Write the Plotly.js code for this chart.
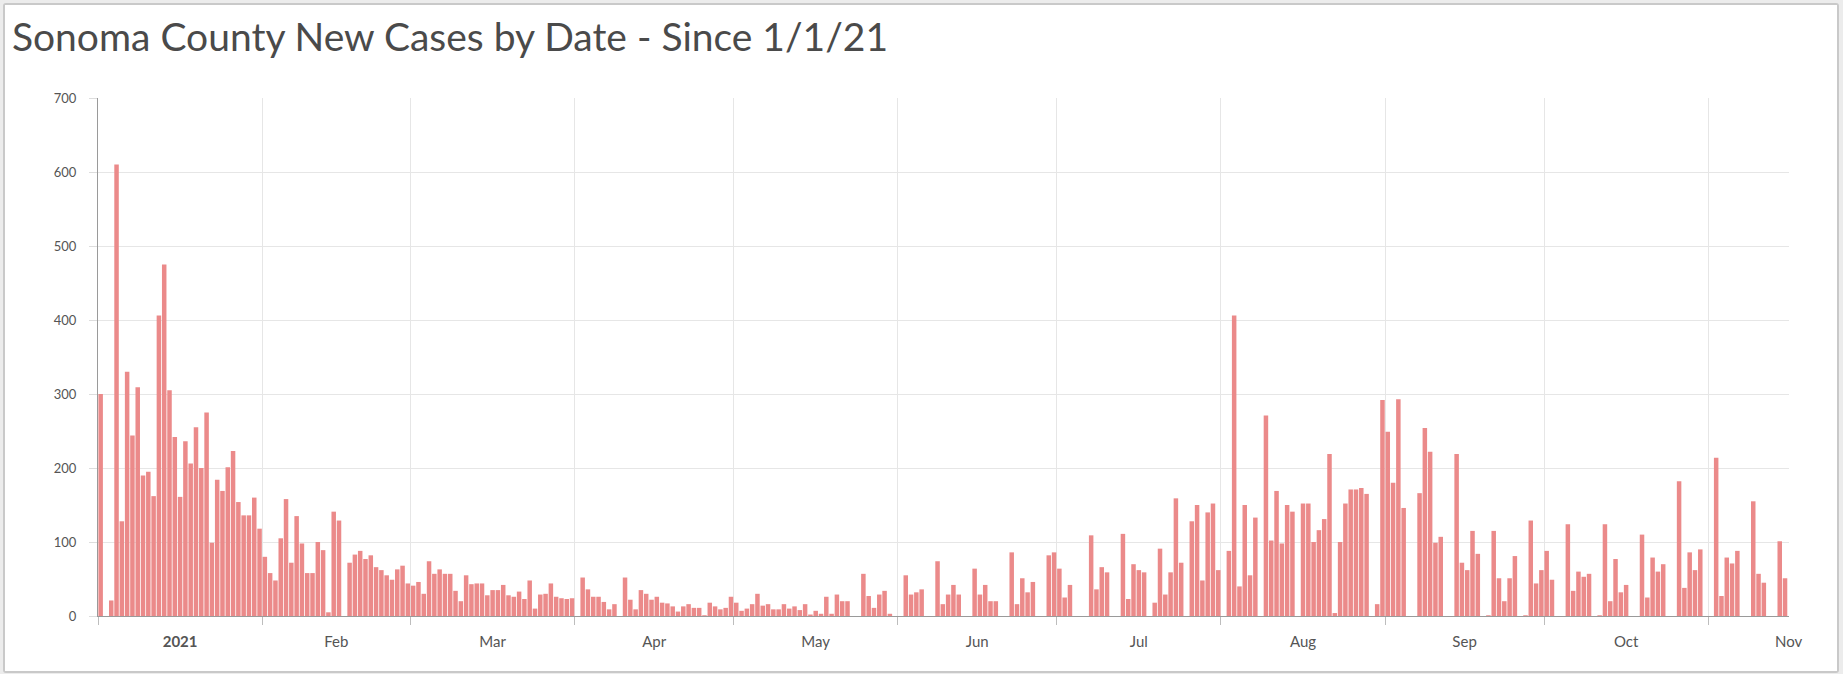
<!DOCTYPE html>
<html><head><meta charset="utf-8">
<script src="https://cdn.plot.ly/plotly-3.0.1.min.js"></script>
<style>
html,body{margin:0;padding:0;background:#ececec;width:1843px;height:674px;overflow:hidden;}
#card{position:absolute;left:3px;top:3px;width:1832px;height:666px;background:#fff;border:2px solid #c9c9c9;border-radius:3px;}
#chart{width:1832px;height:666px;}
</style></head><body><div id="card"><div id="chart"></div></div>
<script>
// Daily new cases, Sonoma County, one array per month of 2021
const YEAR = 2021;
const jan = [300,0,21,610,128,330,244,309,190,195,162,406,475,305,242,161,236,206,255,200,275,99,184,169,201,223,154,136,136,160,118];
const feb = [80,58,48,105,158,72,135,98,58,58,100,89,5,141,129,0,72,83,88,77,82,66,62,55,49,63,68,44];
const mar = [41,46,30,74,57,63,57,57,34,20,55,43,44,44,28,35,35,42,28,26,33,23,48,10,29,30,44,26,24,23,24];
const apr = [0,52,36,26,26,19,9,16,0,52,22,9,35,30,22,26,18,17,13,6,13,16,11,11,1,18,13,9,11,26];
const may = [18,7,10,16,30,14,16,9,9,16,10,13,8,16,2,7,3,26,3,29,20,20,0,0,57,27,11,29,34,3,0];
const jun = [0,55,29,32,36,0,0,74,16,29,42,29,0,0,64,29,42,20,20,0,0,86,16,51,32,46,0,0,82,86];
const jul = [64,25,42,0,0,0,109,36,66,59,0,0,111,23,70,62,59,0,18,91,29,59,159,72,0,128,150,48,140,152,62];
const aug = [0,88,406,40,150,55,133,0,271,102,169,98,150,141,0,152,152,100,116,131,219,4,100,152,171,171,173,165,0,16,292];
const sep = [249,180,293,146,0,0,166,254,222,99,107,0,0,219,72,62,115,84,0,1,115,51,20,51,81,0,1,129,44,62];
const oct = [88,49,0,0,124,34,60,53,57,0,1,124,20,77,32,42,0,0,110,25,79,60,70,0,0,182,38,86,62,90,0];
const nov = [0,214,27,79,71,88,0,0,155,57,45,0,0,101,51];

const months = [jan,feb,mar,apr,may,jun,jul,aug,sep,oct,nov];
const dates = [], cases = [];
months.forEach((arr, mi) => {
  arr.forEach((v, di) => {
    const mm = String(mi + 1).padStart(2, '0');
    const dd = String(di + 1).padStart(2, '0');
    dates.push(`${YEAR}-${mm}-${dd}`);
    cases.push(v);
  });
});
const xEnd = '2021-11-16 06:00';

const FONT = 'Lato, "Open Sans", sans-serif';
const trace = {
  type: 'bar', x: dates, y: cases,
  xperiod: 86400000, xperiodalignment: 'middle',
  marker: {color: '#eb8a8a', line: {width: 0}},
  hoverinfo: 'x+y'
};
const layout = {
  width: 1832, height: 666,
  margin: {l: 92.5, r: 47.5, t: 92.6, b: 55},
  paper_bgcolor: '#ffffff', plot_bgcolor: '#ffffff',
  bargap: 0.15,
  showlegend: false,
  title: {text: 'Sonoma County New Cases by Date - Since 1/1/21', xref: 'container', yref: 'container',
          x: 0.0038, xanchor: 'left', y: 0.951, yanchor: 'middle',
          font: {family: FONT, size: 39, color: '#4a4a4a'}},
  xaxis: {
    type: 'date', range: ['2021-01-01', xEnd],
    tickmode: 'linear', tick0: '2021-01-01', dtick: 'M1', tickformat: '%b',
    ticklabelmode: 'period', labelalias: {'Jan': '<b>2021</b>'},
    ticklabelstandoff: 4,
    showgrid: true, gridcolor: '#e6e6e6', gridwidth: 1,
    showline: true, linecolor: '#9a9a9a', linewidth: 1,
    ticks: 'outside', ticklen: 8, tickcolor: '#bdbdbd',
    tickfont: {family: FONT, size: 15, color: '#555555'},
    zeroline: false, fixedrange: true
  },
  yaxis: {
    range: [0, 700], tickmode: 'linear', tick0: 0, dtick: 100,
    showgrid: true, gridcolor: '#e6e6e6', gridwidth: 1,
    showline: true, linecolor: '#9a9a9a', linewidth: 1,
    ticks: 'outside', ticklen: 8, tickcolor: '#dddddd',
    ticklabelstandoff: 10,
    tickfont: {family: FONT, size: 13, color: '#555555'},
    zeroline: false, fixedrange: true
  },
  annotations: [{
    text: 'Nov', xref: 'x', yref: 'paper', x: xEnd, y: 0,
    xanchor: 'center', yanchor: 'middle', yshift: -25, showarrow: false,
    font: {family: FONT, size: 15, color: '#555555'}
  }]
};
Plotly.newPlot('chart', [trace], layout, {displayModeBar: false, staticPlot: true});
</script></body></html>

____

## TASK
All of the data above should be transcribed verbatim, with pictures omitted.

## EXERCISE SOLUTION
Write the Plotly.js code for this chart.
<!DOCTYPE html>
<html><head><meta charset="utf-8">
<script src="https://cdn.plot.ly/plotly-3.0.1.min.js"></script>
<style>
html,body{margin:0;padding:0;background:#ececec;width:1843px;height:674px;overflow:hidden;}
#card{position:absolute;left:3px;top:3px;width:1832px;height:666px;background:#fff;border:2px solid #c9c9c9;border-radius:3px;}
#chart{width:1832px;height:666px;}
</style></head><body><div id="card"><div id="chart"></div></div>
<script>
// Daily new cases, Sonoma County, one array per month of 2021
const YEAR = 2021;
const jan = [300,0,21,610,128,330,244,309,190,195,162,406,475,305,242,161,236,206,255,200,275,99,184,169,201,223,154,136,136,160,118];
const feb = [80,58,48,105,158,72,135,98,58,58,100,89,5,141,129,0,72,83,88,77,82,66,62,55,49,63,68,44];
const mar = [41,46,30,74,57,63,57,57,34,20,55,43,44,44,28,35,35,42,28,26,33,23,48,10,29,30,44,26,24,23,24];
const apr = [0,52,36,26,26,19,9,16,0,52,22,9,35,30,22,26,18,17,13,6,13,16,11,11,1,18,13,9,11,26];
const may = [18,7,10,16,30,14,16,9,9,16,10,13,8,16,2,7,3,26,3,29,20,20,0,0,57,27,11,29,34,3,0];
const jun = [0,55,29,32,36,0,0,74,16,29,42,29,0,0,64,29,42,20,20,0,0,86,16,51,32,46,0,0,82,86];
const jul = [64,25,42,0,0,0,109,36,66,59,0,0,111,23,70,62,59,0,18,91,29,59,159,72,0,128,150,48,140,152,62];
const aug = [0,88,406,40,150,55,133,0,271,102,169,98,150,141,0,152,152,100,116,131,219,4,100,152,171,171,173,165,0,16,292];
const sep = [249,180,293,146,0,0,166,254,222,99,107,0,0,219,72,62,115,84,0,1,115,51,20,51,81,0,1,129,44,62];
const oct = [88,49,0,0,124,34,60,53,57,0,1,124,20,77,32,42,0,0,110,25,79,60,70,0,0,182,38,86,62,90,0];
const nov = [0,214,27,79,71,88,0,0,155,57,45,0,0,101,51];

const months = [jan,feb,mar,apr,may,jun,jul,aug,sep,oct,nov];
const dates = [], cases = [];
months.forEach((arr, mi) => {
  arr.forEach((v, di) => {
    const mm = String(mi + 1).padStart(2, '0');
    const dd = String(di + 1).padStart(2, '0');
    dates.push(`${YEAR}-${mm}-${dd}`);
    cases.push(v);
  });
});
const xEnd = '2021-11-16 06:00';

const FONT = 'Lato, "Open Sans", sans-serif';
const trace = {
  type: 'bar', x: dates, y: cases,
  xperiod: 86400000, xperiodalignment: 'middle',
  marker: {color: '#eb8a8a', line: {width: 0}},
  hoverinfo: 'x+y'
};
const layout = {
  width: 1832, height: 666,
  margin: {l: 92.5, r: 47.5, t: 92.6, b: 55},
  paper_bgcolor: '#ffffff', plot_bgcolor: '#ffffff',
  bargap: 0.15,
  showlegend: false,
  title: {text: 'Sonoma County New Cases by Date - Since 1/1/21', xref: 'container', yref: 'container',
          x: 0.0038, xanchor: 'left', y: 0.951, yanchor: 'middle',
          font: {family: FONT, size: 39, color: '#4a4a4a'}},
  xaxis: {
    type: 'date', range: ['2021-01-01', xEnd],
    tickmode: 'linear', tick0: '2021-01-01', dtick: 'M1', tickformat: '%b',
    ticklabelmode: 'period', labelalias: {'Jan': '<b>2021</b>'},
    ticklabelstandoff: 4,
    showgrid: true, gridcolor: '#e6e6e6', gridwidth: 1,
    showline: true, linecolor: '#9a9a9a', linewidth: 1,
    ticks: 'outside', ticklen: 8, tickcolor: '#bdbdbd',
    tickfont: {family: FONT, size: 15, color: '#555555'},
    zeroline: false, fixedrange: true
  },
  yaxis: {
    range: [0, 700], tickmode: 'linear', tick0: 0, dtick: 100,
    showgrid: true, gridcolor: '#e6e6e6', gridwidth: 1,
    showline: true, linecolor: '#9a9a9a', linewidth: 1,
    ticks: 'outside', ticklen: 8, tickcolor: '#dddddd',
    ticklabelstandoff: 10,
    tickfont: {family: FONT, size: 13, color: '#555555'},
    zeroline: false, fixedrange: true
  },
  annotations: [{
    text: 'Nov', xref: 'x', yref: 'paper', x: xEnd, y: 0,
    xanchor: 'center', yanchor: 'middle', yshift: -25, showarrow: false,
    font: {family: FONT, size: 15, color: '#555555'}
  }]
};
Plotly.newPlot('chart', [trace], layout, {displayModeBar: false, staticPlot: true});
</script></body></html>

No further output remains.